- Stylistic origins: Chicago house;
- Cultural origins: Late 1980s, Chicago, Illinois, United States
- Derivative forms: Ghettotech; juke and footwork; Baltimore club;

= Ghetto house =

Sub-genre of house music

Ghetto house or booty house is a subgenre of house music which started being recognized as a distinct style from around 1992 onwards. It features minimal 808 and 909 drum machine-driven tracks and sometimes sexually explicit lyrics.

The template of classic Chicago house music (primarily, "It's Time for the Percolator" by Cajmere) was used with the addition of sexual lyrics. It has usually been made on minimal equipment with little or no effects.
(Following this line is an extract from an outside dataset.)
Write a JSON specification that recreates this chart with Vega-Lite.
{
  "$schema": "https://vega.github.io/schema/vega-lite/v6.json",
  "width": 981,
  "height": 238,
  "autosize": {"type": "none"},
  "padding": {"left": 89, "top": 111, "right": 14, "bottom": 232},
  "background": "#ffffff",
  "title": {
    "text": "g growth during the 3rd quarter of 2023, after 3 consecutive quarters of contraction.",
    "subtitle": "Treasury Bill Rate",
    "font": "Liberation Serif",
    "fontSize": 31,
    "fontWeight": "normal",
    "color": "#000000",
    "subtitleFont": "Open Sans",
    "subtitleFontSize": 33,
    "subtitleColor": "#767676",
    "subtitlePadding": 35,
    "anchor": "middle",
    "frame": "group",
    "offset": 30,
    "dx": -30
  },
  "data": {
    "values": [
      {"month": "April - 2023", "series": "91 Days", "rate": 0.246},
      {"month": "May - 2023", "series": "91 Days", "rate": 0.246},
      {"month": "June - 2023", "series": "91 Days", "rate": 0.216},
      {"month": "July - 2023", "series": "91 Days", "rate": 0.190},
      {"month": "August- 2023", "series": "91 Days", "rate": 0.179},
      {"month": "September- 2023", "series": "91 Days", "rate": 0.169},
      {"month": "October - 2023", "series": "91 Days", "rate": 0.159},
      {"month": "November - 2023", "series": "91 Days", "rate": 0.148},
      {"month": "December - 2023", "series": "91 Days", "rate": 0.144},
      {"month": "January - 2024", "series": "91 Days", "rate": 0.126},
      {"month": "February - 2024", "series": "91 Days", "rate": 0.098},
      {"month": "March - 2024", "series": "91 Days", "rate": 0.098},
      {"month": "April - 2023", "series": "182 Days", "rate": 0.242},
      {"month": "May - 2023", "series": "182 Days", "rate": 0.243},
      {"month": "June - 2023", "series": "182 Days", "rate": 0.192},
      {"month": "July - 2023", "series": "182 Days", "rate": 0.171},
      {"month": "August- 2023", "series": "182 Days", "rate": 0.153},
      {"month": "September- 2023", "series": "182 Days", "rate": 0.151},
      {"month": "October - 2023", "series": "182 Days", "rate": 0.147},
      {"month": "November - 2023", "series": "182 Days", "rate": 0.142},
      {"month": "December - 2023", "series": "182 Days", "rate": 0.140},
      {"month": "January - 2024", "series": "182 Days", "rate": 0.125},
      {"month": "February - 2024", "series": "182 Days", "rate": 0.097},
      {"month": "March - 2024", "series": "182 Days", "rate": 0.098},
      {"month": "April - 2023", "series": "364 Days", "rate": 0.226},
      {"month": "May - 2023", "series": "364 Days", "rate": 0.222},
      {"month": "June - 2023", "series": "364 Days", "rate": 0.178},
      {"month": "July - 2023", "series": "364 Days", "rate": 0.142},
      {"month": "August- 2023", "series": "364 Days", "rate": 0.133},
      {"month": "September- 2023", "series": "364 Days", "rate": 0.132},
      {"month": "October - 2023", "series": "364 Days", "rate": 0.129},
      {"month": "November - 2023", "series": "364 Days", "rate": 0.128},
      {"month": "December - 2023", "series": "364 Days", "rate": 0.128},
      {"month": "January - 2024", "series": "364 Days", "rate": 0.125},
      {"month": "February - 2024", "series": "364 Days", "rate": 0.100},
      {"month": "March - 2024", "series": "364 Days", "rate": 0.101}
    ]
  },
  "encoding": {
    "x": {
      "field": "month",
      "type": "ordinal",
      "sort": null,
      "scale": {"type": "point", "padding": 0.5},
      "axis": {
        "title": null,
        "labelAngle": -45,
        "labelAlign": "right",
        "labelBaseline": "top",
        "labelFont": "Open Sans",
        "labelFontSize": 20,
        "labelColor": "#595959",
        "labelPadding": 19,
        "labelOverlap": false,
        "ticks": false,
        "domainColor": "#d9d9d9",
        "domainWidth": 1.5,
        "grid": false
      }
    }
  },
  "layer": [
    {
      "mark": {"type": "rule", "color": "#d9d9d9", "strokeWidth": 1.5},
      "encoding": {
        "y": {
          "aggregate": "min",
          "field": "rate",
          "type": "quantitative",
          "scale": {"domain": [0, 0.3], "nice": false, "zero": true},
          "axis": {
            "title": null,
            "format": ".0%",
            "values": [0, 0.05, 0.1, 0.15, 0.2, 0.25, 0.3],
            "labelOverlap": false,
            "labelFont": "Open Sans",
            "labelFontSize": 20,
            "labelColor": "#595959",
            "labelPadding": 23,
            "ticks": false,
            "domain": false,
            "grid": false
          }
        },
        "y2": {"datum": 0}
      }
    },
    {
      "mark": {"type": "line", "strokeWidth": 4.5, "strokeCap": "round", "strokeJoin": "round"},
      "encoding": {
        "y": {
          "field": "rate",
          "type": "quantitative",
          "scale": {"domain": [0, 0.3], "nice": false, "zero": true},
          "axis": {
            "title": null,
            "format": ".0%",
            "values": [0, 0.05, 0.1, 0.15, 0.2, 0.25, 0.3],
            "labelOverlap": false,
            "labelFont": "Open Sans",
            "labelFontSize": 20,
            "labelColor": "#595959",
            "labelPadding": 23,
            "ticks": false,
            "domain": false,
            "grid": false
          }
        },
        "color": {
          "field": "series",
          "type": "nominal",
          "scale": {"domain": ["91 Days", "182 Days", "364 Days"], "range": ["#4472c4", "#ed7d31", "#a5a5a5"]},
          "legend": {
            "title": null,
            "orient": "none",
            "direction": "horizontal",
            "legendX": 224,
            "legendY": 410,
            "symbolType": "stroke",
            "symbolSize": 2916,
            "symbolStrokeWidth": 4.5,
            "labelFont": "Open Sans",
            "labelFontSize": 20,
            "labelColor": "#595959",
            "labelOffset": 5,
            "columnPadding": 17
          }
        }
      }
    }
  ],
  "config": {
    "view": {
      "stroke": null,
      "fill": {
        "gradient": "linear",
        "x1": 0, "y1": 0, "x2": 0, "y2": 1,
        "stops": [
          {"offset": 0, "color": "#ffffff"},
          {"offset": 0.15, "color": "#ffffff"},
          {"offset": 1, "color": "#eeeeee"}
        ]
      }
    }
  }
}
It usually features either a "4-to-the-floor" kick drum or beat-skipping kick drums such as those found in the subgenre "juke" (full sounding, but not too long or distorted) along with Roland 808 and 909 synthesized tom-tom sounds, minimal use of analogue synths, and short, slightly dirty sounding (both sonically and lyrically) vocals samples, often repeated in various ways. Also common are 808 and 909 clap sounds, and full "rapped" verses and choruses.
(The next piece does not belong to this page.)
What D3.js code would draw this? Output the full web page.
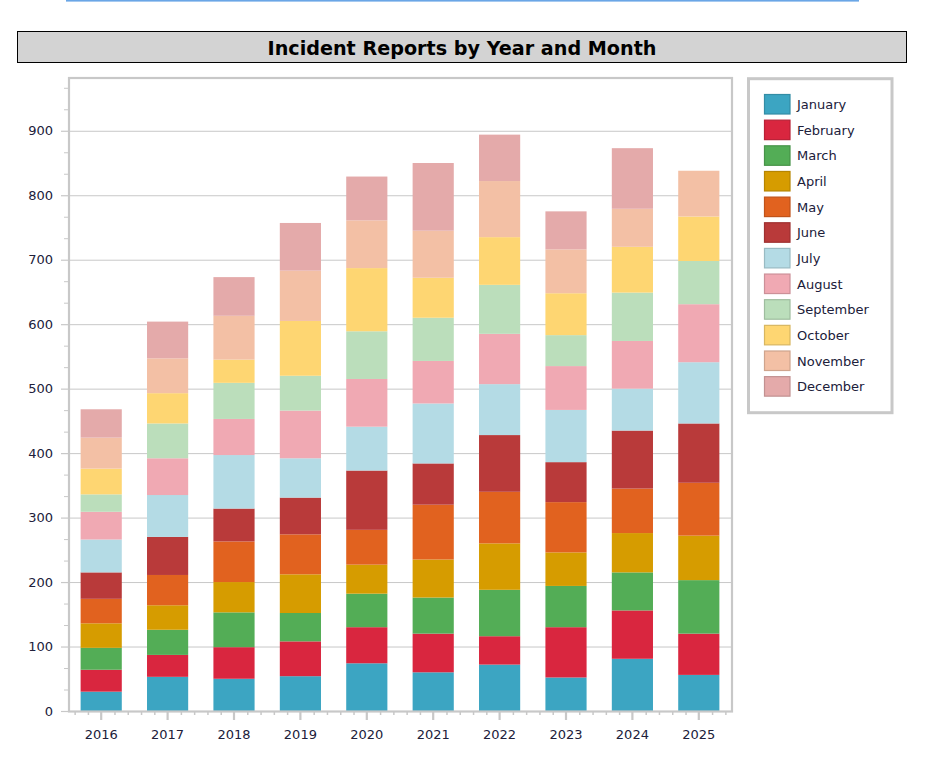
<!DOCTYPE html>
<html>
<head>
<meta charset="utf-8">
<script src="https://cdn.jsdelivr.net/npm/d3@7"></script>
<style>
  body { margin: 0; background: #ffffff; }
  svg { display: block; }
</style>
</head>
<body>
<svg id="chart" width="939" height="762"></svg>
<script>
// ---------- data ----------
const years = ["2016", "2017", "2018", "2019", "2020", "2021", "2022", "2023", "2024", "2025"];
const months = ["January", "February", "March", "April", "May", "June",
                "July", "August", "September", "October", "November", "December"];

const january   = [30, 53, 50, 54, 74, 60, 72, 52, 81, 56];
const february  = [34, 34, 49, 54, 56, 60, 44, 78, 75, 64];
const march     = [34, 39, 54, 44, 52, 56, 72, 64, 59, 83];
const april     = [38, 38, 47, 60, 45, 59, 72, 52, 61, 69];
const may       = [38, 47, 63, 62, 54, 85, 80, 78, 69, 82];
const june      = [41, 59, 51, 57, 92, 64, 88, 62, 90, 92];
const july      = [51, 65, 83, 61, 68, 93, 79, 81, 65, 95];
const august    = [43, 57, 56, 74, 74, 66, 78, 68, 74, 90];
const september = [27, 54, 56, 54, 74, 67, 76, 48, 75, 67];
const october   = [40, 47, 36, 85, 98, 62, 74, 65, 71, 69];
const november  = [48, 54, 68, 78, 74, 73, 87, 68, 59, 71];
const december  = [44, 57, 60, 74, 68, 105, 72, 59, 94, 0];

const yTickValues = [0, 100, 200, 300, 400, 500, 600, 700, 800, 900];
const titleText = "Incident Reports by Year and Month";

const seriesValues = [january, february, march, april, may, june,
                      july, august, september, october, november, december];

const colors = ["#3ca5c2", "#d9263f", "#53ad56", "#d69c00", "#e1621f", "#b93a3a",
                "#b4dbe5", "#f0a9b3", "#bbdebb", "#fed672", "#f3c0a5", "#e4aaaa"];

// ---------- build table ----------
const table = years.map((yr, i) => {
  const row = { year: yr };
  months.forEach((m, j) => { row[m] = seriesValues[j][i]; });
  return row;
});
const stacked = d3.stack().keys(months)(table);
const totals = table.map(r => d3.sum(months, m => r[m]));
const yMax = d3.max(totals) * 1.1;

// ---------- layout ----------
const svg = d3.select("#chart");
const plot = { left: 68, right: 732, top: 77, bottom: 711 };
const gridColor = "#c8c8c8";
const textColor = "#20203a";

// top accent line
svg.append("rect").attr("x", 66).attr("y", 0).attr("width", 793).attr("height", 1.6)
  .attr("fill", "#6aa6e6");

// title box
svg.append("rect").attr("x", 17.5).attr("y", 31.5).attr("width", 889).attr("height", 31)
  .attr("fill", "#d3d3d3").attr("stroke", "#000").attr("stroke-width", 1);
svg.append("text").attr("x", 462).attr("y", 55)
  .attr("text-anchor", "middle")
  .attr("font-family", "'DejaVu Sans', Verdana, sans-serif")
  .attr("font-weight", "bold").attr("font-size", 19)
  .attr("textLength", 389).attr("lengthAdjust", "spacingAndGlyphs")
  .attr("fill", "#000").text(titleText);

// scales
const x = d3.scaleBand().domain(years).range([plot.left, plot.right])
  .paddingInner(0.38).paddingOuter(0.19);
const y = d3.scaleLinear().domain([0, yMax]).range([plot.bottom, plot.top]);
const xIdx = d3.scaleLinear().domain([-0.5, years.length - 0.5]).range([plot.left, plot.right]);

// gridlines
svg.append("g").attr("transform", `translate(${plot.left},0)`)
  .call(d3.axisLeft(y).tickValues(yTickValues.slice(1)).tickSize(-(plot.right - plot.left)).tickFormat(""))
  .call(g => g.select(".domain").remove())
  .call(g => g.selectAll("line").attr("stroke", gridColor).attr("stroke-width", 1));

// minor y ticks (thirds)
const yMinor = d3.range(0, yMax, 100 / 3).filter((v, i) => i % 3 !== 0);
svg.append("g").attr("transform", `translate(${plot.left},0)`)
  .call(d3.axisLeft(y).tickValues(yMinor).tickSize(4).tickFormat(""))
  .call(g => g.select(".domain").remove())
  .call(g => g.selectAll("line").attr("stroke", gridColor).attr("stroke-width", 1));

// major y ticks + labels
svg.append("g").attr("transform", `translate(${plot.left},0)`)
  .call(d3.axisLeft(y).tickValues(yTickValues).tickSize(7).tickPadding(8).tickFormat(d3.format("d")))
  .call(g => g.select(".domain").remove())
  .call(g => g.selectAll("line").attr("stroke", gridColor).attr("stroke-width", 1.2))
  .call(g => g.selectAll("text").attr("fill", textColor)
    .attr("font-family", "'DejaVu Sans', Verdana, sans-serif").attr("font-size", 13));

// bars
svg.append("g").selectAll("g").data(stacked).join("g")
  .attr("fill", (d, i) => colors[i])
  .selectAll("rect").data(d => d).join("rect")
  .attr("x", d => x(d.data.year))
  .attr("width", x.bandwidth())
  .attr("y", d => y(d[1]))
  .attr("height", d => Math.max(0, y(d[0]) - y(d[1])));

// x minor ticks
const xMinor = d3.range(-0.4, years.length - 0.5, 0.2)
  .filter(v => Math.abs(v - Math.round(v)) > 0.01);
svg.append("g").attr("transform", `translate(0,${plot.bottom})`)
  .call(d3.axisBottom(xIdx).tickValues(xMinor).tickSize(4).tickFormat(""))
  .call(g => g.select(".domain").remove())
  .call(g => g.selectAll("line").attr("stroke", gridColor).attr("stroke-width", 1.5));

// x major ticks + labels
svg.append("g").attr("transform", `translate(0,${plot.bottom})`)
  .call(d3.axisBottom(x).tickSize(9).tickPadding(10))
  .call(g => g.select(".domain").remove())
  .call(g => g.selectAll("line").attr("stroke", gridColor).attr("stroke-width", 2.2))
  .call(g => g.selectAll("text").attr("fill", textColor)
    .attr("font-family", "'DejaVu Sans', Verdana, sans-serif").attr("font-size", 13));

// plot frame
svg.append("rect").attr("x", plot.left + 1).attr("y", plot.top + 1)
  .attr("width", plot.right - plot.left - 1).attr("height", plot.bottom - plot.top - 0.5)
  .attr("fill", "none").attr("stroke", gridColor).attr("stroke-width", 2.2);

// legend
const lg = svg.append("g");
lg.append("rect").attr("x", 748.5).attr("y", 78.7).attr("width", 143.5).attr("height", 334)
  .attr("fill", "#fff").attr("stroke", gridColor).attr("stroke-width", 3);
const rowH = 25.65;
const items = lg.selectAll("g.item").data(months).join("g").attr("class", "item")
  .attr("transform", (d, i) => `translate(0,${94 + i * rowH})`);
items.append("rect").attr("x", 764.5).attr("y", 0.5).attr("width", 25.5).attr("height", 19.5)
  .attr("fill", (d, i) => colors[i])
  .attr("stroke", (d, i) => d3.color(colors[i]).darker(0.45).formatHex())
  .attr("stroke-width", 1.2);
items.append("text").attr("x", 797).attr("y", 10.5).attr("dy", "0.35em")
  .attr("font-family", "'DejaVu Sans', Verdana, sans-serif").attr("font-size", 13)
  .attr("fill", textColor).text(d => d);
</script>
</body>
</html>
Ghetto house music artists include: DJ Deeon, Jammin' Gerald, DJ Funk, DJ Milton, DJ Slugo, Waxmaster, Traxman, and Parris Mitchell.

==Subgenres==

=== Juke music ===
The late 1990s saw a rise in juke music (also known as juke house or Chicago juke), as a faster variant of ghetto house. Juke songs are generally around 150–165 BPM with kick drums, pounding rapidly (and at times very sparsely) in syncopation with crackling snares, claps, high hats, samples in very short increments and other sounds reminiscent of old drum machines. The production style is often markedly lo-fi, much like baile funk. Juke evolved to match the energy of footwork, a dance style born in the disparate ghettos, house parties and underground dance competitions of Chicago. RP Boo, a former footwork dancer, is generally credited with making the first songs that fall within the canon.